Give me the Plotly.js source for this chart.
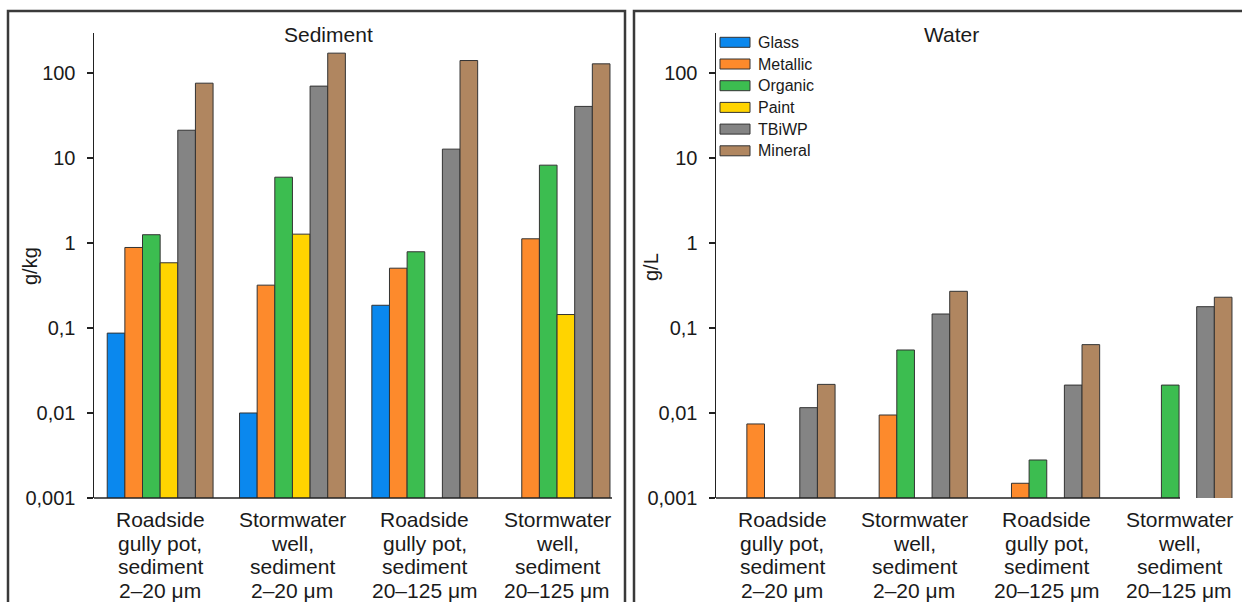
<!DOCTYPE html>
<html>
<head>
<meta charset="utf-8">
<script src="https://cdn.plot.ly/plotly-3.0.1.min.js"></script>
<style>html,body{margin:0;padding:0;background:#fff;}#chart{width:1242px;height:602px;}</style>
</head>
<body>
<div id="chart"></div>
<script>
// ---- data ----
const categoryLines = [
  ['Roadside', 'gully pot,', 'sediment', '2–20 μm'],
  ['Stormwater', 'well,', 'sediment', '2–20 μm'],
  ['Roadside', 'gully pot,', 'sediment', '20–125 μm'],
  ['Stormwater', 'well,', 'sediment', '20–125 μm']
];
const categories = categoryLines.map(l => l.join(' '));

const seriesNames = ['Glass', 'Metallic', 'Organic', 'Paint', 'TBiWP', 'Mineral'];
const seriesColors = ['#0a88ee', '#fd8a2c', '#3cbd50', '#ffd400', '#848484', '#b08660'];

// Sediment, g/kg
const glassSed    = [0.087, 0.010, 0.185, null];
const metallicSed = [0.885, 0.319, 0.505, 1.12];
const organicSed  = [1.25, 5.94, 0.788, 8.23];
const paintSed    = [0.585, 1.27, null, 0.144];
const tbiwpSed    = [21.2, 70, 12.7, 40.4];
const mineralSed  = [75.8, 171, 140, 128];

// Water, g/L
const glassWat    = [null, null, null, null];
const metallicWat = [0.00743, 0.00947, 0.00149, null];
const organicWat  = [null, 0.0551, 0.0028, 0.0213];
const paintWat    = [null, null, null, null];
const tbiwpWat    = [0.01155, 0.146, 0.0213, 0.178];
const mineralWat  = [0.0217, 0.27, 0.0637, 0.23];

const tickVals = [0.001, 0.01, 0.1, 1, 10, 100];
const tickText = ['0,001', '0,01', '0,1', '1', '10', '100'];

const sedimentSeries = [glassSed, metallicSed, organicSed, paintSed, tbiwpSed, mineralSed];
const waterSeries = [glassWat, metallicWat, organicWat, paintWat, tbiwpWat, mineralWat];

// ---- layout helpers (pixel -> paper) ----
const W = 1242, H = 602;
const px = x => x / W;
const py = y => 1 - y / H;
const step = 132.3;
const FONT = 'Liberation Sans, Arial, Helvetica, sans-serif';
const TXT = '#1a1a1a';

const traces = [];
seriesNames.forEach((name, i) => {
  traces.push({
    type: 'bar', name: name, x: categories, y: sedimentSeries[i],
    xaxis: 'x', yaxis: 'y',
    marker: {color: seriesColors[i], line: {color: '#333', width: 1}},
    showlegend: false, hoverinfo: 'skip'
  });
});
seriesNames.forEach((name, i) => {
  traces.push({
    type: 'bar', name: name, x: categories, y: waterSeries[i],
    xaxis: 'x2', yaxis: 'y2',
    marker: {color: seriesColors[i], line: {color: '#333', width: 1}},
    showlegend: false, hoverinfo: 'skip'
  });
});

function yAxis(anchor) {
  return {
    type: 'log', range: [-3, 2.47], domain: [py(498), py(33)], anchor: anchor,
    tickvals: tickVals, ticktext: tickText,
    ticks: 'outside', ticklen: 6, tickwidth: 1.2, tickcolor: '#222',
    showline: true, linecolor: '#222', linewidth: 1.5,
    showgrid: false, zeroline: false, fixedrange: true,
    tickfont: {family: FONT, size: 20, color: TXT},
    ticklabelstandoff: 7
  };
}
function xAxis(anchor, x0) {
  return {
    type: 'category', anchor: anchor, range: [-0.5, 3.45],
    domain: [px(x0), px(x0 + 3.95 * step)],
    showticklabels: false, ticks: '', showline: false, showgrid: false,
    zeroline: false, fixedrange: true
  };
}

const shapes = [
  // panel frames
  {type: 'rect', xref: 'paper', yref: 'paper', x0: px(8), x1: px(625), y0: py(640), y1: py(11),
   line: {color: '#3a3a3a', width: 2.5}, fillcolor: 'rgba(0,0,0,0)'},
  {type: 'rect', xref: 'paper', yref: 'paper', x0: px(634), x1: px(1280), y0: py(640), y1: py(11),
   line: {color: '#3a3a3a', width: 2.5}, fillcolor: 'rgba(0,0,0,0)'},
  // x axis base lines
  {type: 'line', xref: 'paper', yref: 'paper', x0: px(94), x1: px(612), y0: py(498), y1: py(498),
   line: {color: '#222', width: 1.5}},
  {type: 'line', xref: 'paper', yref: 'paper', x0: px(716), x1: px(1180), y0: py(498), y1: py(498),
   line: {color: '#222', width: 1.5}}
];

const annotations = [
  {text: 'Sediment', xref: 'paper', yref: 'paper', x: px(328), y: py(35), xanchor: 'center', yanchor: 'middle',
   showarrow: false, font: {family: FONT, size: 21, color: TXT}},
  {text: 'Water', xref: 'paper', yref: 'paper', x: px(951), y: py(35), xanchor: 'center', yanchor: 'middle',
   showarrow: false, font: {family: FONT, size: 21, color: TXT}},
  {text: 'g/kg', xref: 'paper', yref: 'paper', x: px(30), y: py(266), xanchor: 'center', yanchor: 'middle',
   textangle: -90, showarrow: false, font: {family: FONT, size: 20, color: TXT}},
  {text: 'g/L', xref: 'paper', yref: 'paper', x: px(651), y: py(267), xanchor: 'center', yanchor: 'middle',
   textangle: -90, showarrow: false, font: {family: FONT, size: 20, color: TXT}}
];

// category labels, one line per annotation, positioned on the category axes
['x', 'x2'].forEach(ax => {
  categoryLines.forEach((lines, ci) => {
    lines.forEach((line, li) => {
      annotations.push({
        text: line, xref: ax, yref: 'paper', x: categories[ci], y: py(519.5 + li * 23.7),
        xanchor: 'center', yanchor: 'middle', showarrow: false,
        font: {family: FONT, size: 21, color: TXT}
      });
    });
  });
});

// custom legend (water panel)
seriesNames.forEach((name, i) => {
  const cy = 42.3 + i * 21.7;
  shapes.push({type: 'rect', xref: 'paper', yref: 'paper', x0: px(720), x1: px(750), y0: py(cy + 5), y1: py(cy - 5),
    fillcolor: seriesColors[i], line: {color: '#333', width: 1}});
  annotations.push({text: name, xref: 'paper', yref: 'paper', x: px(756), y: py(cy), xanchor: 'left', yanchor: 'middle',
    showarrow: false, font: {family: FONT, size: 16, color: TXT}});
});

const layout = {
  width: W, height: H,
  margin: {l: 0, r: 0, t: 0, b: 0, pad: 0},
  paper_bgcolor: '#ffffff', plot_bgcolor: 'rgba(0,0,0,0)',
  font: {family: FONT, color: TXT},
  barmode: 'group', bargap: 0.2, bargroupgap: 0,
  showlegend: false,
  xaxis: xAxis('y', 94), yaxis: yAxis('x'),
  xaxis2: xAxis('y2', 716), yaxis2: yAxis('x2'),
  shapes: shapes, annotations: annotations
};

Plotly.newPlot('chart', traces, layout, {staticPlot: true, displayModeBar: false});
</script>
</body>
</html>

# EXERCISE
Using the listing above, pull out all lines that hold the word "chart".

# TASK RESULT
Give me the Plotly.js source for this chart.
<style>html,body{margin:0;padding:0;background:#fff;}#chart{width:1242px;height:602px;}</style>
<div id="chart"></div>
Plotly.newPlot('chart', traces, layout, {staticPlot: true, displayModeBar: false});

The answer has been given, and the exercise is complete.